The physical differences between Asian, Aferican and European decendents exist because of the time it took for our species to propogate around the world, isolation, enviornmental factors, boarders, politics, and the slow speed of travel at the time.
In the forseable future, humanity may spread to other planets via generation ships with pressures not unlike those faced by our genetic ancestors. The limited communication between colonies, limited travel opportunities, and enviornmental pressures between habited planets will probably mean that humans on distant stars will begin to take on traits that are very different than those of us who live on earth.

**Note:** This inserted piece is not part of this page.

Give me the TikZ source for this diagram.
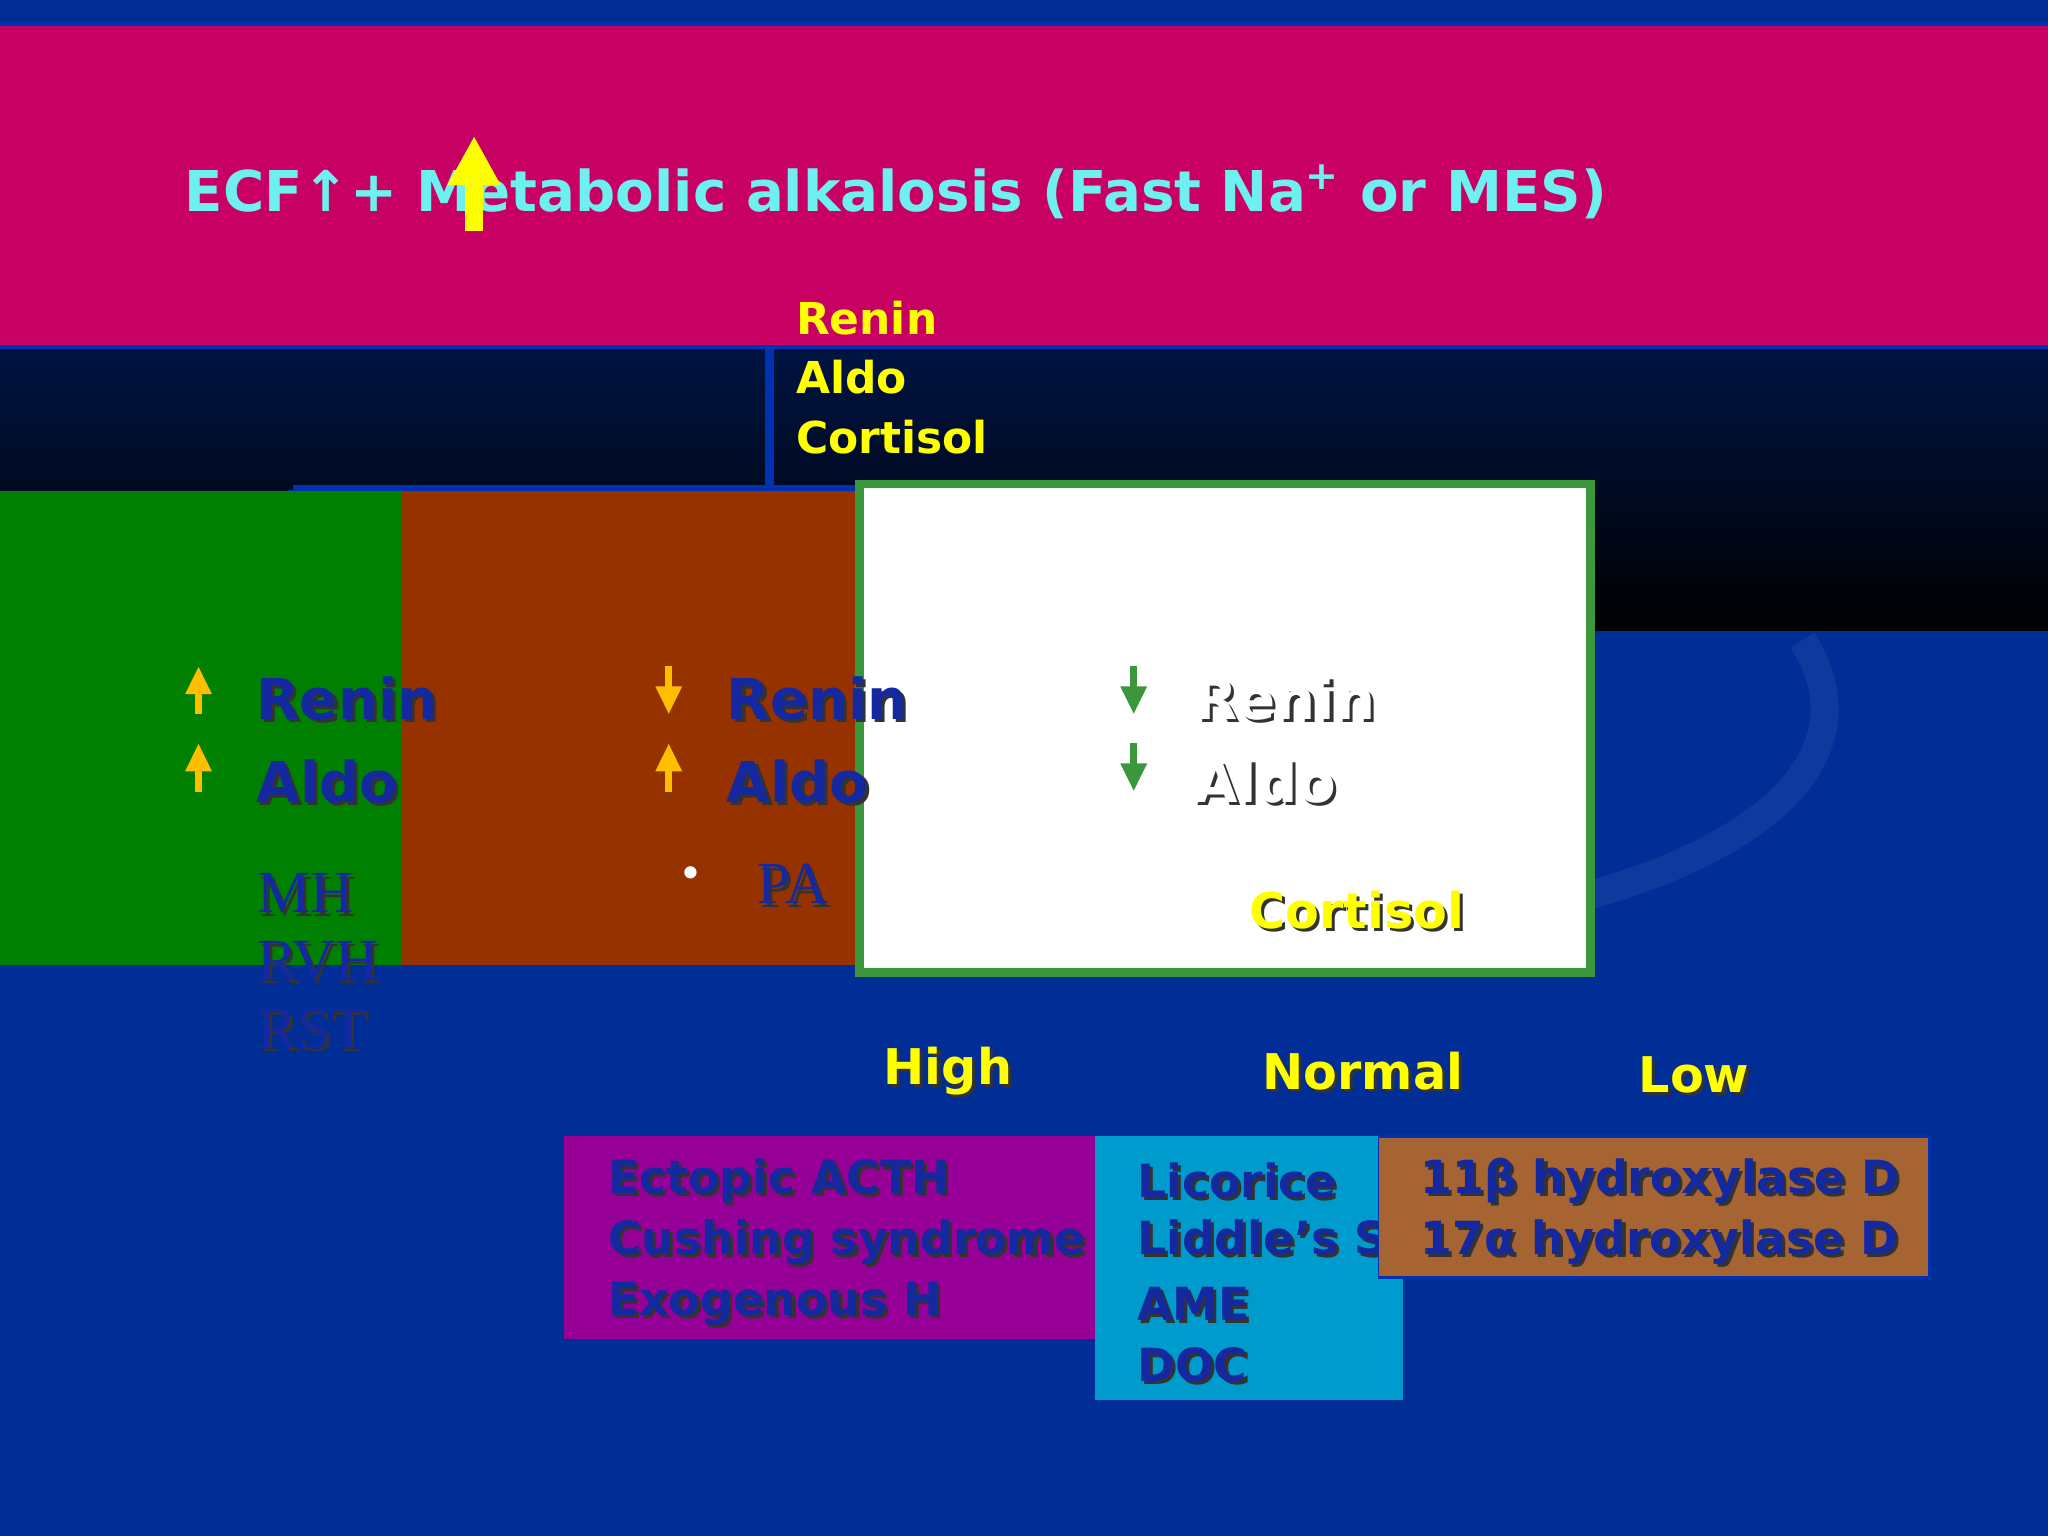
\documentclass[tikz,border=0pt]{standalone}
\usepackage{fontspec}
\usetikzlibrary{arrows.meta}
\setmainfont{DejaVu Sans}
\newfontfamily\serf{Liberation Serif}
\definecolor{bgblue}{RGB}{0,45,150}
\definecolor{lineblue}{RGB}{0,50,175}
\definecolor{ttl}{RGB}{200,0,100}
\definecolor{cyantxt}{RGB}{110,240,240}
\definecolor{ylw}{RGB}{255,255,0}
\definecolor{dkblue}{RGB}{20,40,160}
\definecolor{grn}{RGB}{0,128,0}
\definecolor{brn}{RGB}{150,50,0}
\definecolor{wgrn}{RGB}{60,150,60}
\definecolor{prp}{RGB}{150,0,150}
\definecolor{cyb}{RGB}{0,155,205}
\definecolor{tan}{RGB}{165,100,50}
\definecolor{arr}{RGB}{255,190,0}
\newcommand{\shtext}[5]{% name, pos, color, font, text
 \node[anchor=west,text=black!80,xshift=0.9pt,yshift=-0.9pt] at (#2) {#4 #5};
 \node[anchor=west,text=#3] (#1) at (#2) {#4 #5};}
\tikzset{ln/.style={draw=lineblue,line width=2.5pt},
 bx/.style={inner sep=0pt}}
\begin{document}
\begin{tikzpicture}[x=0.013061cm,y=-0.013061cm]
\useasboundingbox (0,0) rectangle (1568,1176);
\shade[top color=bgblue,bottom color=black] (0,0) rectangle (1568,483);
\fill[bgblue] (0,483) rectangle (1568,1176);
\draw[bgblue!80!white,line width=8pt,opacity=0.3] (1380,490) .. controls (1450,600) and (1300,700) .. (1000,720);
% lines
\coordinate (t) at (589,188); \coordinate (j) at (589,375);
\coordinate (jl) at (224,375); \coordinate (jr) at (937,375);
\draw[ln] (t) -- (589,490);
\draw[ln] (jl) -- (jr);
\draw[ln] (jl) -- (224,490);
\draw[ln] (jr) -- (937,490);
% title
\node[draw=lineblue,fill=ttl,minimum width=1312,minimum height=92,line width=1pt] (title) at (774,142) {};
\node[anchor=west,text=cyantxt,font=\bfseries\fontsize{16}{18}\selectfont] at (132,147) {ECF↑+ Metabolic alkalosis (Fast Na\textsuperscript{+} or MES)};
\draw[ylw,line width=5pt,-{Triangle[width=14pt,length=14pt]}] (363,177) -- (363,104);
% renin aldo cortisol
\node[anchor=west,text=ylw,font=\bfseries\fontsize{12.5}{14}\selectfont,align=left] (rac) at (600,289) {Renin\\[3pt]Aldo\\[3pt]Cortisol};
% boxes
\node[fill=grn,minimum width=203,minimum height=135,bx] (g) at (221.5,557.5) {};
\node[fill=brn,minimum width=204,minimum height=135,bx] (b) at (582,557.5) {};
\node[fill=white,draw=wgrn,line width=2.5pt,minimum width=208,minimum height=139,bx] (w) at (938,557.5) {};
\tikzset{ua/.style={line width=2pt,-{Triangle[width=7pt,length=8pt]}}}
\draw[ua,arr] (152,547) -- (152,510); \draw[ua,arr] (152,606) -- (152,569);
\draw[ua,arr] (512,510) -- (512,547); \draw[ua,arr] (512,606) -- (512,569);
\draw[ua,wgrn] (868,510) -- (868,547); \draw[ua,wgrn] (868,569) -- (868,606);
\shtext{g1}{172,535}{dkblue}{\bfseries\fontsize{16}{18}\selectfont}{Renin}
\shtext{g2}{172,598}{dkblue}{\bfseries\fontsize{16}{18}\selectfont}{Aldo}
\shtext{b1}{532,535}{dkblue}{\bfseries\fontsize{16}{18}\selectfont}{Renin}
\shtext{b2}{532,598}{dkblue}{\bfseries\fontsize{16}{18}\selectfont}{Aldo}
\shtext{w1}{890,535}{white}{\bfseries\fontsize{16}{18}\selectfont}{Renin}
\shtext{w2}{890,598}{white}{\bfseries\fontsize{16}{18}\selectfont}{Aldo}
% serif lists
\shtext{mh}{176,684}{dkblue}{\serf\fontsize{17}{18}\selectfont}{MH}
\shtext{rvh}{176,736}{dkblue}{\serf\fontsize{17}{18}\selectfont}{RVH}
\shtext{rst}{176,788}{dkblue}{\serf\fontsize{17}{18}\selectfont}{RST}
\node[text=white,font=\fontsize{12}{14}\selectfont] (bul) at (529,672) {•};
\shtext{pa}{559,677}{dkblue}{\serf\fontsize{17}{18}\selectfont}{PA}
% cortisol categories
\shtext{cort}{934,697}{ylw}{\bfseries\fontsize{14}{16}\selectfont}{Cortisol}
\shtext{hi}{654,820}{ylw}{\bfseries\fontsize{14}{16}\selectfont}{High}
\shtext{no}{944,820}{ylw}{\bfseries\fontsize{14}{16}\selectfont}{Normal}
\shtext{lo}{1232,823}{ylw}{\bfseries\fontsize{14}{16}\selectfont}{Low}
% bottom boxes
\fill[prp] (432,870) rectangle (838,1025);
\fill[cyb] (838,870) rectangle (1074,1072);
\fill[tan,draw=lineblue,line width=0.8pt] (1055,870) rectangle (1477,978);
\shtext{p1}{444,904}{dkblue}{\bfseries\fontsize{13}{15}\selectfont}{Ectopic ACTH}
\shtext{p2}{444,951}{dkblue}{\bfseries\fontsize{13}{15}\selectfont}{Cushing syndrome}
\shtext{p3}{444,998}{dkblue}{\bfseries\fontsize{13}{15}\selectfont}{Exogenous H}
\fill[cyb] (838,870) rectangle (1055,1072);
\shtext{c1}{849,904}{dkblue}{\bfseries\fontsize{13}{15}\selectfont}{Licorice}
\begin{scope}
\clip (838,920) rectangle (1055,980);
\shtext{c2}{849,951}{dkblue}{\bfseries\fontsize{13}{15}\selectfont}{Liddle's Syndrome}
\end{scope}
\shtext{c3}{849,998}{dkblue}{\bfseries\fontsize{13}{15}\selectfont}{AME}
\shtext{c4}{849,1045}{dkblue}{\bfseries\fontsize{13}{15}\selectfont}{DOC}
\shtext{t1}{1066,904}{dkblue}{\bfseries\fontsize{13}{15}\selectfont}{11β hydroxylase D}
\shtext{t2}{1066,951}{dkblue}{\bfseries\fontsize{13}{15}\selectfont}{17α hydroxylase D}
\end{tikzpicture}
\end{document}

It's entirely plausable, and even likely, that as humanity spreads around the stars, we will evolve into something not unlike the aliens of star trek. In the future, there just might be a green woman out there waiting for you - someone Alian, but also someone human.
Neil DeGrasse Tyson gives a good talk on this, as usual with things related to astrophysics. He points out that the elements we find in our bodies are the same elements you find in the universe, and in the same order (hydrogen is the most common in the universe, and is the most common in us) and that you can trace the atoms in us to the crucible that formed stars. We are, literally, stardust. Well that is almost certainly not a coincidence. We are made of what we are made because the universe is made of what it is made. Same shit with carbon being our building block: Carbon is THE building block, you can make more molecules with it than with all other elements combined.
So looking at all that, we look pretty damn typical, pretty damn common. Thus when you have galaxies with hundreds of billions of stars, and 100-200 billion (observed) galaxies in the universe it becomes a near statistical certainty that such a thing would happen elsewhere. We aren't some special collection of elements that you are highly unlikely to see, we are precisely what you'd expect based on cosmic observation.
There is no support either for or against the existence of life on other planets. Bayesian analysis doesn't transform that lack of knowledge into evidence against life. After Bayesian analysis, people still don't have any facts.
However, I'd say things certainly look better now than they did a few decades ago, given that we have discovered both vast amounts of organic molecules in space, as well as lots of planets in the Goldilocks zone.
This guy is an astrophysicist, not an astrobiologist. Don't trust a chemist to talk about physics, you don't trust a geologist about climate science, and you don't trust a astrophysicist to talk about biology.
He could be a janitor for all I care. The only important question is: is his science sound or not.